STATED EXERCISE —
Omit the pictures and print exactly the lines of the listing below, starting at the first and ending at the line containing "(1450,306) .. (1561,297);".

################

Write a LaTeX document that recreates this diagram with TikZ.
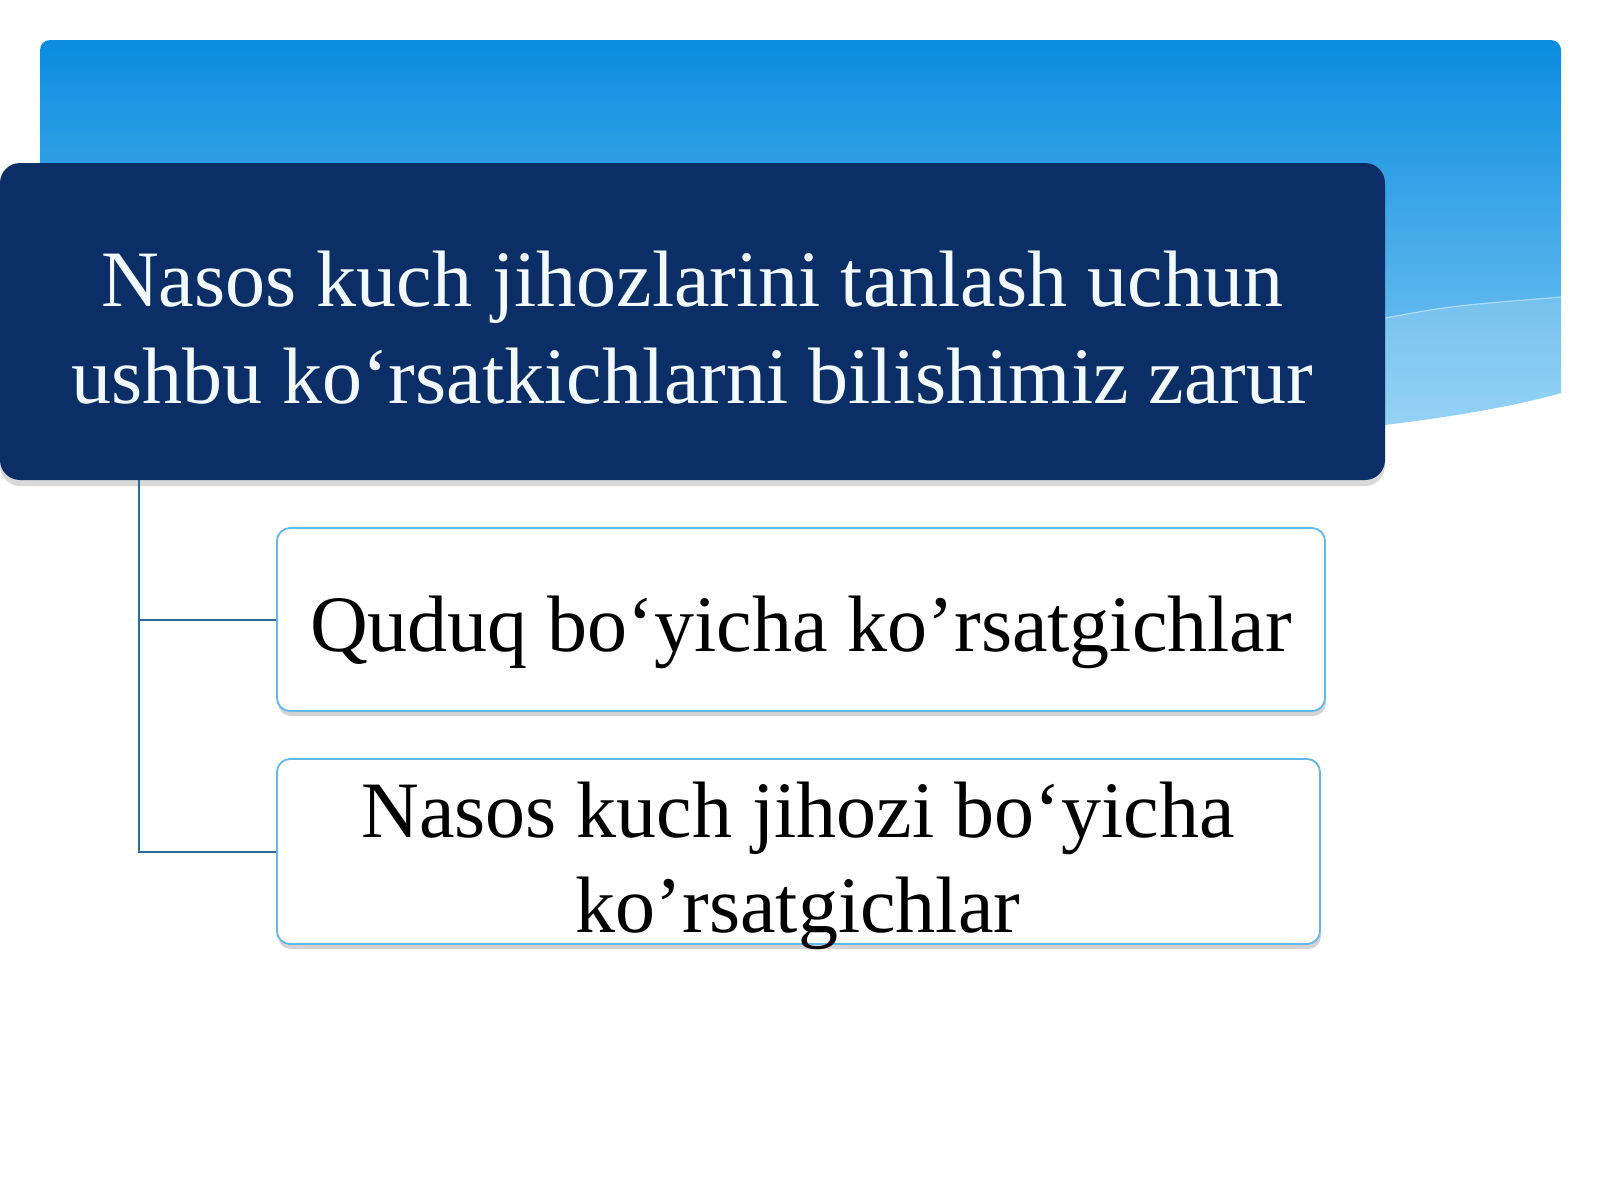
\documentclass[tikz,border=0pt]{standalone}
\usepackage{fontspec}
\setmainfont{Liberation Serif}
\usetikzlibrary{shadows}

\definecolor{bandtop}{RGB}{10,140,223}
\definecolor{bandmid}{RGB}{45,163,232}
\definecolor{bandbot}{RGB}{140,208,245}
\definecolor{navy}{RGB}{11,46,102}
\definecolor{rim}{RGB}{98,184,236}
\definecolor{stem}{RGB}{38,108,150}
\definecolor{paleink}{RGB}{242,250,255}

\tikzset{
  headbox/.style={fill=navy, rounded corners=10pt, minimum width=692.5pt, minimum height=158.5pt,
    inner sep=0pt, drop shadow={shadow xshift=0pt, shadow yshift=-3pt, opacity=0.3}},
  itembox/.style={fill=white, draw=rim, line width=0.9pt, rounded corners=6.5pt, inner sep=0pt,
    drop shadow={shadow xshift=0.5pt, shadow yshift=-2.5pt, opacity=0.35}},
  headtext/.style={anchor=base, text=paleink, font=\fontsize{40}{48}\selectfont, inner sep=0pt},
  itemtext/.style={anchor=base, text=black, font=\fontsize{40}{48}\selectfont, inner sep=0pt},
}

\begin{document}
\begin{tikzpicture}[x=0.5pt, y=-0.5pt]
  \useasboundingbox (0,0) rectangle (1600,1200);

  % blue band behind the heading
  \shade[top color=bandtop, middle color=bandmid, bottom color=bandbot]
    (40,470) [rounded corners=5pt] -- (40,40) -- (1561,40) [sharp corners] -- (1561,393)
    .. controls (1380,445) and (900,470) .. (40,470) -- cycle;
  \fill[white, opacity=0.18] (1385,318) .. controls (1450,306) .. (1561,297) -- (1561,393)
    .. controls (1480,416) .. (1385,439) -- cycle;
  \draw[white, opacity=0.45, line width=0.6pt] (1385,318) .. controls (1450,306) .. (1561,297);

  \node[headbox] (a) at (692.5,321.5) {};
  \node[itembox, minimum width=524pt, minimum height=91.5pt] (b) at (801,619.5) {};
  \node[itembox, minimum width=521.5pt, minimum height=92.5pt] (c) at (798.5,851.5) {};

  \node[headtext] (a1) at (692,306) {Nasos kuch jihozlarini tanlash uchun};
  \node[headtext] (a2) at (692,403) {ushbu ko‘rsatkichlarni bilishimiz zarur};
  \node[itemtext] (b1) at (801,651) {Quduq bo‘yicha ko’rsatgichlar};
  \node[itemtext] (c1) at (798,837) {Nasos kuch jihozi bo‘yicha};
  \node[itemtext] (c2) at (798,932) {ko’rsatgichlar};

  \coordinate (k) at (139,480);
  \draw[stem, line width=1pt] (k) |- (b.west);
  \draw[stem, line width=1pt] (k) |- (c.west);

\end{tikzpicture}
\end{document}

################

WRITTEN RESPONSE —
Write a LaTeX document that recreates this diagram with TikZ.
\documentclass[tikz,border=0pt]{standalone}
\usepackage{fontspec}
\setmainfont{Liberation Serif}
\usetikzlibrary{shadows}

\definecolor{bandtop}{RGB}{10,140,223}
\definecolor{bandmid}{RGB}{45,163,232}
\definecolor{bandbot}{RGB}{140,208,245}
\definecolor{navy}{RGB}{11,46,102}
\definecolor{rim}{RGB}{98,184,236}
\definecolor{stem}{RGB}{38,108,150}
\definecolor{paleink}{RGB}{242,250,255}

\tikzset{
  headbox/.style={fill=navy, rounded corners=10pt, minimum width=692.5pt, minimum height=158.5pt,
    inner sep=0pt, drop shadow={shadow xshift=0pt, shadow yshift=-3pt, opacity=0.3}},
  itembox/.style={fill=white, draw=rim, line width=0.9pt, rounded corners=6.5pt, inner sep=0pt,
    drop shadow={shadow xshift=0.5pt, shadow yshift=-2.5pt, opacity=0.35}},
  headtext/.style={anchor=base, text=paleink, font=\fontsize{40}{48}\selectfont, inner sep=0pt},
  itemtext/.style={anchor=base, text=black, font=\fontsize{40}{48}\selectfont, inner sep=0pt},
}

\begin{document}
\begin{tikzpicture}[x=0.5pt, y=-0.5pt]
  \useasboundingbox (0,0) rectangle (1600,1200);

  % blue band behind the heading
  \shade[top color=bandtop, middle color=bandmid, bottom color=bandbot]
    (40,470) [rounded corners=5pt] -- (40,40) -- (1561,40) [sharp corners] -- (1561,393)
    .. controls (1380,445) and (900,470) .. (40,470) -- cycle;
  \fill[white, opacity=0.18] (1385,318) .. controls (1450,306) .. (1561,297) -- (1561,393)
    .. controls (1480,416) .. (1385,439) -- cycle;
  \draw[white, opacity=0.45, line width=0.6pt] (1385,318) .. controls (1450,306) .. (1561,297);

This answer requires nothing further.